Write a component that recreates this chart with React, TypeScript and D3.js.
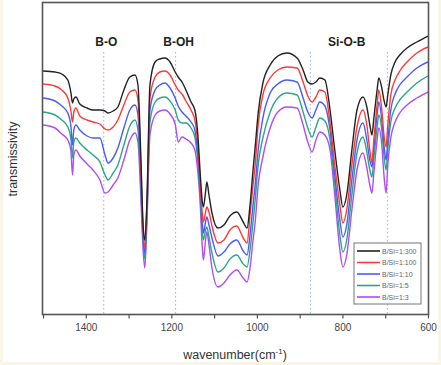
import React, {useEffect, useRef} from 'react';
import * as d3 from 'd3';

// wavenumber grid (cm-1), shared by all spectra
const wavenumbers = [1500, 1472, 1456, 1442, 1435, 1431, 1428, 1423, 1414, 1397, 1383, 1367, 1355, 1348, 1336, 1325, 1311, 1297, 1285, 1278, 1271, 1266, 1262, 1257, 1250, 1238, 1227, 1215, 1203, 1191, 1184, 1175, 1166, 1154, 1145, 1138, 1133, 1128, 1125, 1120, 1117, 1112, 1105, 1091, 1077, 1063, 1047, 1032, 1023, 1016, 1009, 1004, 997, 986, 969, 951, 930, 906, 892, 881, 871, 862, 853, 841, 829, 818, 806, 799, 790, 778, 766, 752, 743, 736, 731, 727, 719, 715, 708, 703, 698, 694, 687, 677, 666, 649, 626, 600];

// transmissivity, arbitrary units
const bs300 = [243, 242, 240, 234, 222, 211, 215, 217, 210, 206, 204, 204, 203, 201, 203, 207, 224, 237, 239, 229, 154, 89, 74, 114, 229, 252, 255, 256, 252, 242, 237, 232, 224, 212, 204, 179, 144, 114, 107, 122, 132, 119, 101, 86, 89, 98, 102, 92, 86, 109, 144, 167, 201, 231, 249, 258, 261, 256, 244, 232, 230, 232, 236, 234, 204, 164, 124, 107, 119, 164, 204, 217, 207, 189, 179, 194, 224, 236, 226, 214, 207, 219, 239, 252, 259, 266, 272, 278];
const bs100 = [230, 228, 224, 216, 204, 192, 202, 206, 198, 194, 192, 190, 185, 184, 187, 194, 209, 222, 224, 214, 144, 84, 67, 109, 216, 237, 242, 243, 239, 229, 224, 220, 213, 204, 194, 169, 134, 102, 92, 102, 107, 102, 88, 71, 74, 84, 88, 76, 71, 99, 129, 149, 189, 219, 236, 244, 247, 246, 232, 218, 212, 217, 224, 222, 191, 149, 109, 91, 104, 149, 187, 204, 189, 164, 151, 172, 209, 224, 204, 179, 167, 189, 219, 234, 243, 252, 261, 267];
const bs10 = [216, 213, 208, 201, 189, 169, 184, 189, 184, 178, 176, 176, 159, 151, 156, 166, 186, 204, 209, 199, 134, 79, 61, 104, 204, 224, 229, 231, 226, 216, 208, 202, 198, 192, 184, 159, 127, 92, 81, 92, 97, 89, 76, 58, 62, 70, 74, 63, 59, 79, 109, 129, 164, 196, 221, 230, 234, 232, 216, 202, 196, 204, 212, 208, 184, 139, 94, 77, 89, 134, 174, 191, 174, 154, 147, 164, 199, 212, 194, 169, 154, 174, 204, 220, 229, 237, 246, 252];
const bs5 = [202, 199, 194, 187, 176, 156, 172, 176, 171, 164, 159, 152, 139, 134, 141, 149, 169, 188, 194, 184, 124, 74, 55, 99, 192, 212, 216, 217, 213, 204, 194, 191, 191, 186, 177, 152, 121, 84, 74, 84, 87, 77, 61, 42, 46, 55, 59, 50, 47, 64, 92, 114, 149, 176, 202, 216, 221, 219, 202, 186, 177, 187, 196, 193, 174, 129, 79, 62, 74, 119, 161, 177, 162, 144, 137, 154, 186, 199, 184, 159, 144, 164, 192, 206, 214, 222, 231, 238];
const bs3 = [189, 186, 180, 174, 164, 139, 159, 164, 158, 150, 144, 134, 121, 122, 129, 136, 154, 174, 181, 172, 114, 64, 46, 92, 179, 199, 203, 204, 200, 190, 172, 177, 175, 171, 164, 142, 114, 69, 54, 74, 82, 69, 46, 27, 31, 39, 44, 36, 32, 46, 74, 92, 129, 157, 186, 202, 207, 206, 189, 172, 162, 174, 182, 179, 164, 119, 64, 47, 59, 104, 144, 161, 146, 129, 121, 139, 174, 186, 169, 139, 121, 149, 176, 192, 201, 209, 216, 222];

const seriesNames = ['B/Si=1:300', 'B/Si=1:100', 'B/Si=1:10', 'B/Si=1:5', 'B/Si=1:3'];
const seriesColors = ['#222222', '#ff3838', '#4a5cf5', '#2aa588', '#b04cf5'];

// band markers
const bandLabels = ['B-O', 'B-OH', 'Si-O-B'];
const bandLabelPos = [1352, 1183, 790];
const markerLines = [1358, 1190, 875, 695];

const xTicks = [1500, 1400, 1300, 1200, 1100, 1000, 900, 800, 700, 600];

const Chart = () => {
    const ref = useRef<SVGSVGElement>(null);

    useEffect(() => {
        const svg = d3.select(ref.current);
        svg.selectAll('*').remove();

        const width = 441;
        const height = 365;
        const margin = {top: 3, right: 13, bottom: 51, left: 43};

        svg.append('rect').attr('width', width).attr('height', height).attr('fill', '#f9f6e8');
        svg.append('rect').attr('x', 3).attr('y', 0).attr('width', 435).attr('height', 362).attr('fill', '#ffffff');

        const x = d3.scaleLinear().domain([1500, 600]).range([margin.left, width - margin.right]);
        const y = d3.scaleLinear().domain([0, 311]).range([height - margin.bottom, margin.top]);

        // dotted band markers
        svg.selectAll('.marker')
            .data(markerLines)
            .enter().append('line')
            .attr('x1', d => x(d)).attr('x2', d => x(d))
            .attr('y1', 52).attr('y2', y(0))
            .attr('stroke', '#9bb0d8')
            .attr('stroke-width', 1)
            .attr('stroke-dasharray', '1.5,2.5');

        const series = [bs300, bs100, bs10, bs5, bs3];
        const line = d3.line<number>()
            .x((d, i) => x(wavenumbers[i]))
            .y(d => y(d))
            .curve(d3.curveMonotoneX);

        // draw bottom series first so black sits on top
        series.slice().reverse().forEach((vals, k) => {
            const idx = series.length - 1 - k;
            svg.append('path')
                .datum(vals)
                .attr('d', line)
                .attr('fill', 'none')
                .attr('stroke', seriesColors[idx])
                .attr('stroke-width', 1.4);
        });

        // band labels
        svg.selectAll('.band')
            .data(bandLabels)
            .enter().append('text')
            .attr('x', (d, i) => x(bandLabelPos[i]))
            .attr('y', 46)
            .attr('text-anchor', 'middle')
            .attr('font-family', 'Liberation Sans, Arial, sans-serif')
            .attr('font-size', 12)
            .attr('font-weight', 'bold')
            .attr('fill', '#222')
            .text(d => d);

        // frame
        svg.append('rect')
            .attr('x', margin.left - 0.5).attr('y', margin.top - 0.5)
            .attr('width', width - margin.right - margin.left + 1)
            .attr('height', height - margin.bottom - margin.top + 1)
            .attr('fill', 'none')
            .attr('stroke', '#555')
            .attr('stroke-width', 1.6);

        // x axis
        const axis = svg.append('g')
            .attr('transform', `translate(0,${y(0) + 0.5})`)
            .call(d3.axisBottom(x).tickValues(xTicks).tickSize(4)
                .tickFormat(d => (+d % 200 === 0 ? String(d) : '')));
        axis.select('.domain').remove();
        axis.selectAll('line').attr('stroke', '#555').attr('stroke-width', 1.2);
        axis.selectAll('text')
            .attr('font-family', 'Liberation Sans, Arial, sans-serif')
            .attr('font-size', 10)
            .attr('fill', '#444')
            .attr('dy', '0.9em');

        const xl = svg.append('text')
            .attr('x', 235).attr('y', 359)
            .attr('text-anchor', 'middle')
            .attr('font-family', 'Liberation Sans, Arial, sans-serif')
            .attr('font-size', 12.5)
            .attr('fill', '#333');
        xl.append('tspan').text('wavenumber(cm');
        xl.append('tspan').attr('font-size', 8).attr('dy', -5).text('-1');
        xl.append('tspan').attr('dy', 5).text(')');

        svg.append('text')
            .attr('transform', 'translate(17,159) rotate(-90)')
            .attr('text-anchor', 'middle')
            .attr('font-family', 'Liberation Sans, Arial, sans-serif')
            .attr('font-size', 12.5)
            .attr('fill', '#333')
            .text('transmissivity');

        // legend
        const lg = svg.append('g').attr('transform', 'translate(354,243)');
        lg.append('rect')
            .attr('width', 67).attr('height', 61)
            .attr('fill', '#fff')
            .attr('stroke', '#777')
            .attr('stroke-width', 1);
        const items = lg.selectAll('.item')
            .data(seriesNames)
            .enter().append('g')
            .attr('transform', (d, i) => `translate(0,${8 + i * 11.5})`);
        items.append('line')
            .attr('x1', 3).attr('x2', 26)
            .attr('stroke', (d, i) => seriesColors[i])
            .attr('stroke-width', 1.6);
        items.append('text')
            .attr('x', 28).attr('y', 2.5)
            .attr('font-family', 'Liberation Sans, Arial, sans-serif')
            .attr('font-size', 7)
            .attr('fill', '#666')
            .text(d => d);
    }, []);

    return <svg ref={ref} width={441} height={365} style={{position: 'absolute', left: 0, top: 0}}/>;
};

export default function App() {
    return <Chart/>;
}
--------------------------------------------------
__Short problem__
Return only the lines from the start of the data through the line that contains "649, 626, 600];", please, copying them exactly and omitting all pictures.

__Solution__
Write a component that recreates this chart with React, TypeScript and D3.js.
import React, {useEffect, useRef} from 'react';
import * as d3 from 'd3';

// wavenumber grid (cm-1), shared by all spectra
const wavenumbers = [1500, 1472, 1456, 1442, 1435, 1431, 1428, 1423, 1414, 1397, 1383, 1367, 1355, 1348, 1336, 1325, 1311, 1297, 1285, 1278, 1271, 1266, 1262, 1257, 1250, 1238, 1227, 1215, 1203, 1191, 1184, 1175, 1166, 1154, 1145, 1138, 1133, 1128, 1125, 1120, 1117, 1112, 1105, 1091, 1077, 1063, 1047, 1032, 1023, 1016, 1009, 1004, 997, 986, 969, 951, 930, 906, 892, 881, 871, 862, 853, 841, 829, 818, 806, 799, 790, 778, 766, 752, 743, 736, 731, 727, 719, 715, 708, 703, 698, 694, 687, 677, 666, 649, 626, 600];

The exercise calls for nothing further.